The U.S. plans to expand a chip export ban on China, ratcheting up the tech war between the two countries

September 13, 2022, 9:00 AM UTC
President Joe Biden takes measures to fortify U.S. tech leadership.
Scott Eisen—Getty Images

The Biden administration plans to broaden curbs on U.S. exports to China of semiconductors used in artificial intelligence and chipmaking tools, Reuters reported Monday.

The Commerce Department plans to impose the restrictions on three companies: KLA, Lam Research, and Applied Materials, according to unidentified sources with knowledge of the matter. The federal government would ban the companies from selling chipmaking equipment in China without a license from the Commerce Department.

A similar restriction was placed on Advanced Micro Devices and Nvidia last month on shipments of A.I. computing chips to China.

The Commerce Department is reviewing policies toward China but could not comment on the broadening of export curbs, the agency’s spokesperson said in a statement. The new rules, which have yet to be finalized, would be aimed at preventing “China’s acquisition and use of U.S. technology in the context of its military-civil fusion program to fuel its military modernization efforts, conduct human rights abuses, and enable other malign activities.”

This move would be the latest of President Biden’s efforts to fortify U.S.’s tech leadership and yet another sign of the mounting tension with China over advanced technology that could create national security problems.

In August, Biden signed the CHIPS Act, a landmark investment in domestic semiconductor manufacturing.
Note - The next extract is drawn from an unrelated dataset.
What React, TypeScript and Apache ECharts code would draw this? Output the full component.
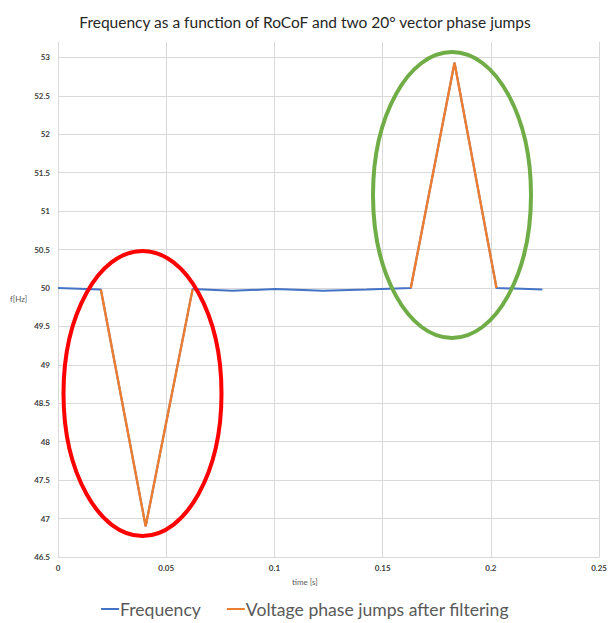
import React, { useEffect, useRef } from "react";
import * as echarts from "echarts";

const chartTitle = "Frequency as a function of RoCoF and two 20° vector phase jumps";
const freqName = "Frequency";
const jumpName = "Voltage phase jumps after filtering";

const freqTime = [0, 0.0198, 0.0405, 0.0622, 0.0806, 0.1005, 0.1225, 0.1425, 0.163, 0.1832, 0.2026, 0.2238];
const freqValue = [50.0, 49.98, 46.9, 49.985, 49.965, 49.985, 49.963, 49.98, 50.0, 52.93, 50.0, 49.98];

const jump1Time = [0.0198, 0.0405, 0.0622];
const jump1Value = [49.98, 46.9, 49.985];
const jump2Time = [0.163, 0.1832, 0.2026];
const jump2Value = [50.0, 52.93, 50.0];

const xTicks = { min: 0, max: 0.25, interval: 0.05 };
const yTicks = { min: 46.5, max: 53.2, interval: 0.5 };

const zip = (t: number[], v: number[]) => t.map((x, i) => [x, v[i]]);

export default function App() {
  const ref = useRef<HTMLDivElement>(null);
  useEffect(() => {
    if (!ref.current) return;
    const chart = echarts.init(ref.current, null, { renderer: "svg" });
    const labelFont = { fontFamily: "Lato, 'Noto Sans', sans-serif", fontSize: 8, fontWeight: "bold" as const, color: "#404040" };
    chart.setOption({
      animation: false,
      backgroundColor: "#ffffff",
      title: {
        text: chartTitle,
        left: "center",
        top: 9,
        textStyle: { fontFamily: "Lato, 'Noto Sans', sans-serif", fontSize: 15.5, fontWeight: "normal", color: "#262626" },
      },
      legend: {
        top: 598,
        left: "center",
        padding: 0,
        itemGap: 26,
        itemWidth: 18,
        itemHeight: 2,
        icon: "rect",
        data: [freqName, jumpName],
        textStyle: { fontFamily: "Lato, 'Noto Sans', sans-serif", fontSize: 17.6, lineHeight: 22, color: "#595959", padding: [0, 0, 0, -4] },
      },
      grid: { left: 58, right: 9, top: 42, bottom: 66, containLabel: false },
      xAxis: {
        type: "value",
        min: xTicks.min,
        max: xTicks.max,
        interval: xTicks.interval,
        axisLine: { show: true, lineStyle: { color: "#d9d9d9" } },
        axisTick: { show: false },
        splitLine: { show: true, lineStyle: { color: "#d9d9d9" } },
        axisLabel: { ...labelFont, margin: 7 },
      },
      yAxis: {
        type: "value",
        min: yTicks.min,
        max: yTicks.max,
        interval: yTicks.interval,
        axisLine: { show: true, lineStyle: { color: "#d9d9d9" } },
        axisTick: { show: false },
        splitLine: { show: true, showMaxLine: false, lineStyle: { color: "#d9d9d9" } },
        axisLabel: {
          ...labelFont,
          margin: 8,
          showMaxLabel: false,
          formatter: (v: number) => (Math.abs(v * 2 - Math.round(v * 2)) < 1e-6 ? String(v) : ""),
        },
      },
      series: [
        {
          name: freqName,
          type: "line",
          data: zip(freqTime, freqValue),
          showSymbol: false,
          symbol: "none",
          lineStyle: { color: "#4472C4", width: 2 },
          itemStyle: { color: "#4472C4" },
          z: 2,
        },
        {
          name: jumpName,
          type: "line",
          data: zip(jump1Time, jump1Value),
          symbol: "none",
          lineStyle: { color: "#ED7D31", width: 2.4 },
          itemStyle: { color: "#ED7D31" },
          z: 3,
        },
        {
          name: jumpName,
          type: "line",
          data: zip(jump2Time, jump2Value),
          symbol: "none",
          lineStyle: { color: "#ED7D31", width: 2.4 },
          itemStyle: { color: "#ED7D31" },
          z: 3,
        },
      ],
      graphic: [
        {
          type: "text",
          left: 10,
          top: 295,
          style: { text: "f[Hz]", font: "8px Lato, 'Noto Sans', sans-serif", fill: "#595959" },
        },
        {
          type: "text",
          left: 292,
          top: 578,
          style: { text: "time [s]", font: "8px Lato, 'Noto Sans', sans-serif", fill: "#595959" },
        },
        {
          type: "ellipse",
          shape: { cx: 142.5, cy: 393.5, rx: 79, ry: 142.5 },
          style: { fill: "none", stroke: "#FF0000", lineWidth: 4 },
          z: 10,
        },
        {
          type: "ellipse",
          shape: { cx: 452, cy: 195, rx: 79, ry: 143 },
          style: { fill: "none", stroke: "#70AD47", lineWidth: 4 },
          z: 10,
        },
      ],
    });
    return () => chart.dispose();
  }, []);
  return <div ref={ref} style={{ position: "fixed", left: 0, top: 0, width: 610, height: 623, background: "#fff" }} />;
}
The legislation pumps $52 billion in incentives to spur the local chip industry and reduce import reliance on semiconductors for cars, personal gadgets, and more. It could also prove vital in boosting U.S. competitiveness against China and other Asian countries on the research and development front. In recent years, the U.S. share of microprocessor chip production has dropped from 40% to 12%, according to Commerce Secretary Gina Raimondo.

Congress may revisit the outbound investment review process that was not included in last month’s CHIPS and Science Act. This provision would have subjected some foreign investments made by U.S. companies to screening by an interagency committee to limit technology transfer to China.

The U.S. crackdown on Chinese companies’ access to chipmaking technology has been ongoing for a few months now. Early last month, Reuters reported that the Biden administration was considering curbing China-bound memory chip shipments, including to Yangtze Memory Technologies. The ban has not been made official yet.

Even last week, Raimondo reiterated national security as a priority when considering foreign expansion. “We’re going to be implementing the guardrails to ensure those who receive CHIPS funds cannot compromise national security…They’re not allowed to use this money to invest in China; they can’t develop leading-edge technologies in China…for a period of 10 years,” the commerce secretary said regarding the CHIPS Act in a press briefing.

The chipmaking industry has witnessed shortages for many years, compounded by the war in Ukraine; Russia and Ukraine are among the largest exporters of krypton, a gas used to produce chips. And rising inflation has caused consumers to hold back spending on smartphones, laptops, and other electronics.